- [What you will do]: Reproduce the lines exactly, beginning with the line that has "Output the Python" and ending with the line that has "bot_yticks = [-1, 0, 1, 2]". Images are left out.

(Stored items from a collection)
⁂

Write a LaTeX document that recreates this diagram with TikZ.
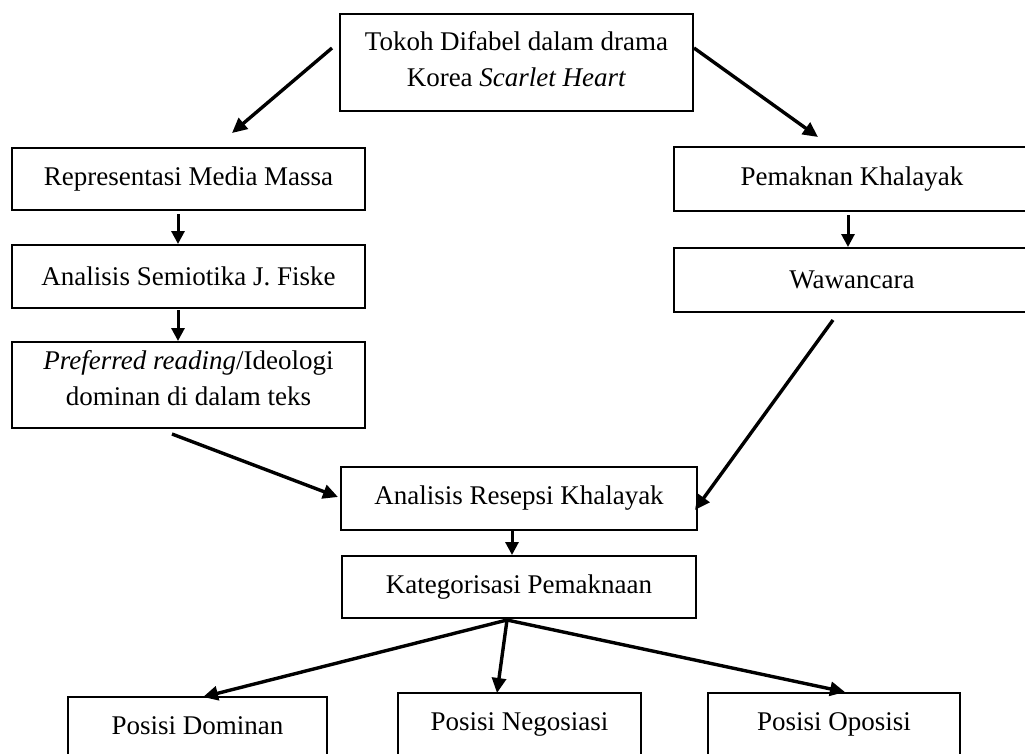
\documentclass[tikz,border=0pt]{standalone}
\usepackage{fontspec}
\setmainfont{Liberation Serif}
\usetikzlibrary{arrows.meta}
\begin{document}
\begin{tikzpicture}[x=1pt,y=-1pt,
  box/.style={draw=black, line width=2pt, inner sep=0pt, align=center,
    font=\fontsize{27}{36}\selectfont},
  txt/.style={inner sep=0pt, align=center, font=\fontsize{27}{36}\selectfont},
  arr/.style={draw=black, line width=3.4pt, -{Triangle[length=15pt,width=14pt]}},
  varr/.style={draw=black, line width=3pt, -{Triangle[length=13pt,width=13pt]}}]
\fill[white] (0,0) rectangle (1025,753);
\clip (0,0) rectangle (1025,753);

\node[box, minimum width=353pt, minimum height=97pt] (top) at (516.5,62.5) {};
\node[txt] (toptext) at (516.5,59.5) {Tokoh Difabel dalam drama\\Korea \textit{Scarlet Heart}};
\node[box, minimum width=353pt, minimum height=62pt] (rep) at (188.5,179) {Representasi Media Massa};
\node[box, minimum width=353pt, minimum height=63pt] (sem) at (188.5,276.5) {Analisis Semiotika J. Fiske};
\node[box, minimum width=353pt, minimum height=86pt] (pref) at (188.5,385) {};
\node[txt] (preftext) at (188.5,378)
  {\textit{Preferred reading}/Ideologi\\dominan di dalam teks};
\node[box, minimum width=356pt, minimum height=64pt] (pem) at (852,179) {Pemaknan Khalayak};
\node[box, minimum width=356pt, minimum height=64pt] (waw) at (852,280) {Wawancara};
\node[box, minimum width=356pt, minimum height=63pt] (ana) at (519,498.5) {Analisis Resepsi Khalayak};
\node[box, minimum width=354pt, minimum height=62pt] (kat) at (519,587) {Kategorisasi Pemaknaan};
\node[box, minimum width=259pt, minimum height=58pt] (dom) at (197.5,726) {Posisi Dominan};
\node[box, minimum width=243pt, minimum height=62pt] (neg) at (519.5,724) {Posisi Negosiasi};
\node[box, minimum width=252pt, minimum height=62pt] (opo) at (834,724) {Posisi Oposisi};

\coordinate (c1s) at (332,48);  \coordinate (c1e) at (232,133);
\coordinate (c2s) at (694,48);  \coordinate (c2e) at (818,137);
\coordinate (c3s) at (178,214);
\coordinate (c4s) at (178,310);
\coordinate (c5s) at (848,215);
\coordinate (c6s) at (833,320); \coordinate (c6e) at (695,510);
\coordinate (c7s) at (172,434); \coordinate (c7e) at (338,497);
\coordinate (c8s) at (512,531);
\coordinate (c9s) at (507,620);
\coordinate (dtip) at (203,697);
\coordinate (ntip) at (497,693);
\coordinate (otip) at (845,692);

\draw[arr] (c1s) -- (c1e);
\draw[arr] (c2s) -- (c2e);
\draw[varr] (c3s) -- (c3s |- sem.north);
\draw[varr] (c4s) -- (c4s |- pref.north);
\draw[varr] (c5s) -- (c5s |- waw.north);
\draw[arr] (c6s) -- (c6e);
\draw[arr] (c7s) -- (c7e);
\draw[varr] (c8s) -- (c8s |- kat.north);
\draw[arr] (c9s) -- (dtip);
\draw[arr] (c9s) -- (ntip);
\draw[arr] (c9s) -- (otip);
\end{tikzpicture}
\end{document}
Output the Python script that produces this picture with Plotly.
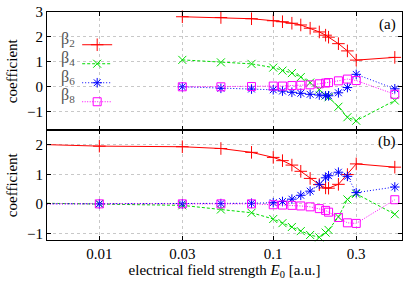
import plotly.graph_objects as go
from plotly.subplots import make_subplots

# ---- data ----
E_top = [0.03, 0.05, 0.075, 0.1, 0.113, 0.128, 0.144, 0.163, 0.184, 0.2, 0.208, 0.237, 0.267, 0.3, 0.5]
b2_top = [2.81, 2.78, 2.73, 2.65, 2.61, 2.55, 2.48, 2.35, 2.2, 2.07, 1.99, 1.73, 1.44, 1.07, 1.18]
b4_top = [1.08, 0.98, 0.92, 0.77, 0.65, 0.55, 0.39, 0.17, -0.11, -0.35, -0.42, -0.8, -1.22, -1.36, -0.55]
b6_top = [0.0, -0.06, -0.09, -0.12, -0.17, -0.22, -0.26, -0.3, -0.33, -0.36, -0.36, -0.24, -0.03, 0.5, -0.08]
b8_top = [0.0, 0.0, 0.01, 0.03, 0.03, 0.05, 0.06, 0.08, 0.12, 0.15, 0.17, 0.24, 0.31, 0.25, -0.3]

E_bot = [0.005, 0.01, 0.03, 0.05, 0.075, 0.1, 0.113, 0.128, 0.144, 0.163, 0.184, 0.2, 0.208, 0.237, 0.267, 0.3, 0.5]
b2_bot = [2.0, 1.95, 1.93, 1.87, 1.74, 1.57, 1.46, 1.31, 1.1, 0.86, 0.65, 0.54, 0.53, 0.66, 0.99, 1.35, 1.24]
b4_bot = [0.02, 0.0, -0.05, -0.19, -0.3, -0.51, -0.65, -0.78, -0.92, -1.05, -1.13, -0.97, -0.88, -0.44, 0.15, 0.34, -0.35]
b6_bot = [0.0, 0.0, 0.0, 0.01, 0.02, 0.04, 0.08, 0.16, 0.29, 0.43, 0.66, 0.88, 0.95, 1.07, 0.93, 0.38, 0.57]
b8_bot = [0.0, 0.0, 0.0, 0.0, 0.0, -0.03, -0.04, -0.05, -0.07, -0.1, -0.16, -0.22, -0.28, -0.46, -0.64, -0.66, 0.14]

series_labels = ["β<sub>2</sub>", "β<sub>4</sub>", "β<sub>6</sub>", "β<sub>8</sub>"]
x_tickvals = [0.01, 0.03, 0.1, 0.3]
x_ticktext = ["0.01", "0.03", "0.1", "0.3"]
top_yticks = [-1, 0, 1, 2, 3]
bot_yticks = [-1, 0, 1, 2]

colors = ["#ff0000", "#00dd00", "#0000ff", "#ff00ff"]
dashes = ["solid", "3px,2px", "1px,2px", "1px,1.5px"]
symbols = ["cross-thin-open", "x-thin-open", "asterisk-open", "square-open"]
sizes = [9, 8, 8, 8]

FONT = "Liberation Serif, Times New Roman, DejaVu Serif, serif"

fig = make_subplots(rows=2, cols=1, shared_xaxes=True, vertical_spacing=0,
                    row_heights=[120, 111])

tops = [b2_top, b4_top, b6_top, b8_top]
bots = [b2_bot, b4_bot, b6_bot, b8_bot]
for i in range(4):
    mk = dict(symbol=symbols[i], size=sizes[i], color=colors[i],
              line=dict(color=colors[i], width=1))
    ln = dict(color=colors[i], width=1, dash=dashes[i])
    fig.add_trace(go.Scatter(x=E_top, y=tops[i], mode="lines+markers", name=" ",
                             marker=mk, line=ln, showlegend=True, cliponaxis=False),
                  row=1, col=1)
    fig.add_trace(go.Scatter(x=E_bot, y=bots[i], mode="lines+markers", name=" ",
                             marker=mk, line=ln, showlegend=False, cliponaxis=False),
                  row=2, col=1)

xcommon = dict(type="log", range=[-2.301, -0.2596], tickvals=x_tickvals, ticktext=x_ticktext,
               showgrid=True, gridcolor="#c8c8c8", griddash="dot", gridwidth=1,
               showline=True, linecolor="black", linewidth=1, mirror="ticks",
               ticks="inside", ticklen=4, tickcolor="black", zeroline=False,
               tickfont=dict(family=FONT, size=15, color="black"))
fig.update_xaxes(**xcommon)
fig.update_xaxes(showticklabels=False, row=1, col=1)
fig.update_xaxes(title=dict(text="electrical field strength <i>E</i><sub>0</sub> [a.u.]",
                            font=dict(family=FONT, size=15, color="black"), standoff=3),
                 row=2, col=1)

ycommon = dict(showgrid=True, gridcolor="#c8c8c8", griddash="dot", gridwidth=1,
               showline=True, linecolor="black", linewidth=1, mirror="ticks",
               ticks="inside", ticklen=4, tickcolor="black", zeroline=False,
               tickfont=dict(family=FONT, size=15, color="black"),
               title=dict(text="coefficient", font=dict(family=FONT, size=15, color="black"),
                          standoff=5))
fig.update_yaxes(**ycommon)
fig.update_yaxes(range=[-1.75, 3], tickvals=top_yticks, row=1, col=1)
fig.update_yaxes(range=[-1.22, 2.48], tickvals=bot_yticks, row=2, col=1)

annotations = [
    dict(text="(a)", x=0.99, y=0.99, xref="paper", yref="paper", xanchor="right",
         yanchor="top", showarrow=False, font=dict(family=FONT, size=15, color="black")),
    dict(text="(b)", x=0.99, y=0.48, xref="paper", yref="paper", xanchor="right",
         yanchor="top", showarrow=False, font=dict(family=FONT, size=15, color="black")),
]
leg_top = 0.92
step = 19 / 231
for i, lab in enumerate(series_labels):
    annotations.append(dict(text=lab, x=0.085, y=leg_top - (i + 0.5) * step, xref="paper",
                            yref="paper", xanchor="right", yanchor="middle", showarrow=False,
                            font=dict(family=FONT, size=16, color="#555")))
fig.update_layout(
    width=407, height=285,
    margin=dict(l=47, r=4, t=9, b=45),
    paper_bgcolor="white", plot_bgcolor="white",
    font=dict(family=FONT),
    showlegend=True,
    legend=dict(x=0.085, y=leg_top, xanchor="left", yanchor="top",
                bgcolor="rgba(0,0,0,0)", borderwidth=0, itemwidth=30,
                font=dict(family=FONT, size=10), tracegroupgap=0),
    annotations=annotations,
)

fig.write_html("out.html", config={"displayModeBar": False},
               post_script="document.body.style.margin='0';document.body.style.overflow='hidden';")
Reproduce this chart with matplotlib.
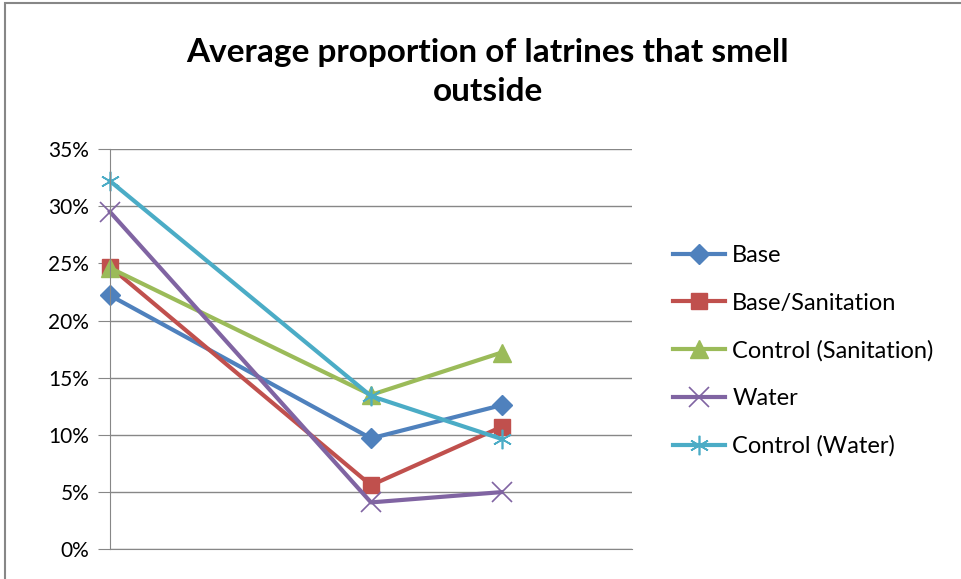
import matplotlib.pyplot as plt
from matplotlib.patches import Rectangle

plt.rcParams['font.family'] = ['Lato', 'DejaVu Sans']

# category positions (one empty slot between the first and second survey)
xpos = [0, 2, 3]

base = [22.2, 9.7, 12.6]
base_sanitation = [24.7, 5.6, 10.7]
control_sanitation = [24.6, 13.5, 17.2]
water = [29.5, 4.1, 5.0]
control_water = [32.2, 13.4, 9.65]

series = [
    ('Base', base, '#4F81BD', 'D', 10),
    ('Base/Sanitation', base_sanitation, '#C0504D', 's', 12),
    ('Control (Sanitation)', control_sanitation, '#9BBB59', '^', 13),
    ('Water', water, '#8064A2', 'x', 14),
    ('Control (Water)', control_water, '#4BACC6', '*', 14),
]

fig = plt.figure(figsize=(9.62, 5.79), dpi=100)
ax = fig.add_axes([110 / 962, 1 - 549.3 / 579, 522 / 962, 400.3 / 579])

for name, vals, col, mk, ms in series:
    if mk == '*':
        # asterisk-like marker
        ax.plot(xpos, vals, color=col, lw=3, marker=(6, 2, 0), ms=ms,
                mew=1.2, label=name, clip_on=False)
    elif mk == 'x':
        ax.plot(xpos, vals, color=col, lw=3, marker='x', ms=ms,
                mew=1.2, label=name, clip_on=False)
    else:
        ax.plot(xpos, vals, color=col, lw=3, marker=mk, ms=ms,
                mec=col, label=name, clip_on=False)

ax.set_xlim(0, 4)
ax.set_ylim(0, 35)
ax.set_yticks(range(0, 36, 5))
ax.set_yticklabels(['%d%%' % v for v in range(0, 36, 5)], fontsize=15)
ax.set_xticks([])
ax.grid(axis='y', color='#878787', lw=1)
ax.set_axisbelow(True)
for s in ['top', 'right']:
    ax.spines[s].set_visible(False)
ax.spines['left'].set_color('#878787')
ax.spines['bottom'].set_color('#878787')
ax.tick_params(axis='y', length=9, color='#878787', pad=6)

fig.text(488 / 962, 1 - 72 / 579, 'Average proportion of latrines that smell\noutside',
         ha='center', va='center', fontsize=24, fontweight='bold',
         linespacing=1.45)

leg = ax.legend(loc='upper left', bbox_to_anchor=(652 / 962, 1 - 224 / 579),
                bbox_transform=fig.transFigure, frameon=False, fontsize=17,
                handlelength=2.2, handletextpad=0.3, labelspacing=1.12)

fig.patches.append(Rectangle((5 / 962, -0.01), 1.0, 1 - 3 / 579 + 0.01,
                             transform=fig.transFigure, fill=False,
                             edgecolor='#878787', lw=1.5))

fig.savefig('out.png', dpi=100)
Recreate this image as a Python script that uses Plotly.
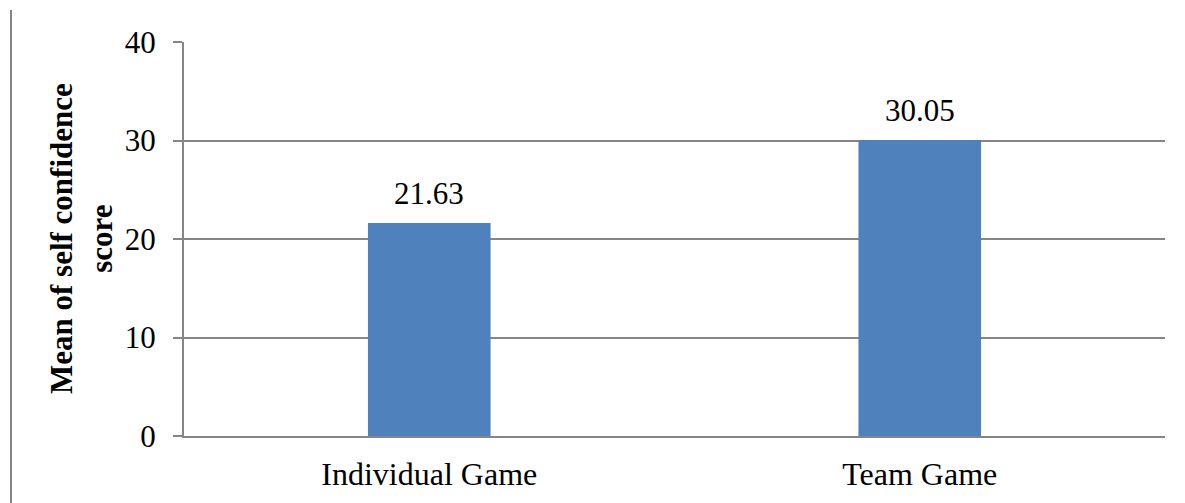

⁂

- [The answer]:
Output the Python script that produces this picture with Plotly.
import plotly.graph_objects as go
from plotly.subplots import make_subplots

# ---- data ----
E_top = [0.03, 0.05, 0.075, 0.1, 0.113, 0.128, 0.144, 0.163, 0.184, 0.2, 0.208, 0.237, 0.267, 0.3, 0.5]
b2_top = [2.81, 2.78, 2.73, 2.65, 2.61, 2.55, 2.48, 2.35, 2.2, 2.07, 1.99, 1.73, 1.44, 1.07, 1.18]
b4_top = [1.08, 0.98, 0.92, 0.77, 0.65, 0.55, 0.39, 0.17, -0.11, -0.35, -0.42, -0.8, -1.22, -1.36, -0.55]
b6_top = [0.0, -0.06, -0.09, -0.12, -0.17, -0.22, -0.26, -0.3, -0.33, -0.36, -0.36, -0.24, -0.03, 0.5, -0.08]
b8_top = [0.0, 0.0, 0.01, 0.03, 0.03, 0.05, 0.06, 0.08, 0.12, 0.15, 0.17, 0.24, 0.31, 0.25, -0.3]

E_bot = [0.005, 0.01, 0.03, 0.05, 0.075, 0.1, 0.113, 0.128, 0.144, 0.163, 0.184, 0.2, 0.208, 0.237, 0.267, 0.3, 0.5]
b2_bot = [2.0, 1.95, 1.93, 1.87, 1.74, 1.57, 1.46, 1.31, 1.1, 0.86, 0.65, 0.54, 0.53, 0.66, 0.99, 1.35, 1.24]
b4_bot = [0.02, 0.0, -0.05, -0.19, -0.3, -0.51, -0.65, -0.78, -0.92, -1.05, -1.13, -0.97, -0.88, -0.44, 0.15, 0.34, -0.35]
b6_bot = [0.0, 0.0, 0.0, 0.01, 0.02, 0.04, 0.08, 0.16, 0.29, 0.43, 0.66, 0.88, 0.95, 1.07, 0.93, 0.38, 0.57]
b8_bot = [0.0, 0.0, 0.0, 0.0, 0.0, -0.03, -0.04, -0.05, -0.07, -0.1, -0.16, -0.22, -0.28, -0.46, -0.64, -0.66, 0.14]

series_labels = ["β<sub>2</sub>", "β<sub>4</sub>", "β<sub>6</sub>", "β<sub>8</sub>"]
x_tickvals = [0.01, 0.03, 0.1, 0.3]
x_ticktext = ["0.01", "0.03", "0.1", "0.3"]
top_yticks = [-1, 0, 1, 2, 3]
bot_yticks = [-1, 0, 1, 2]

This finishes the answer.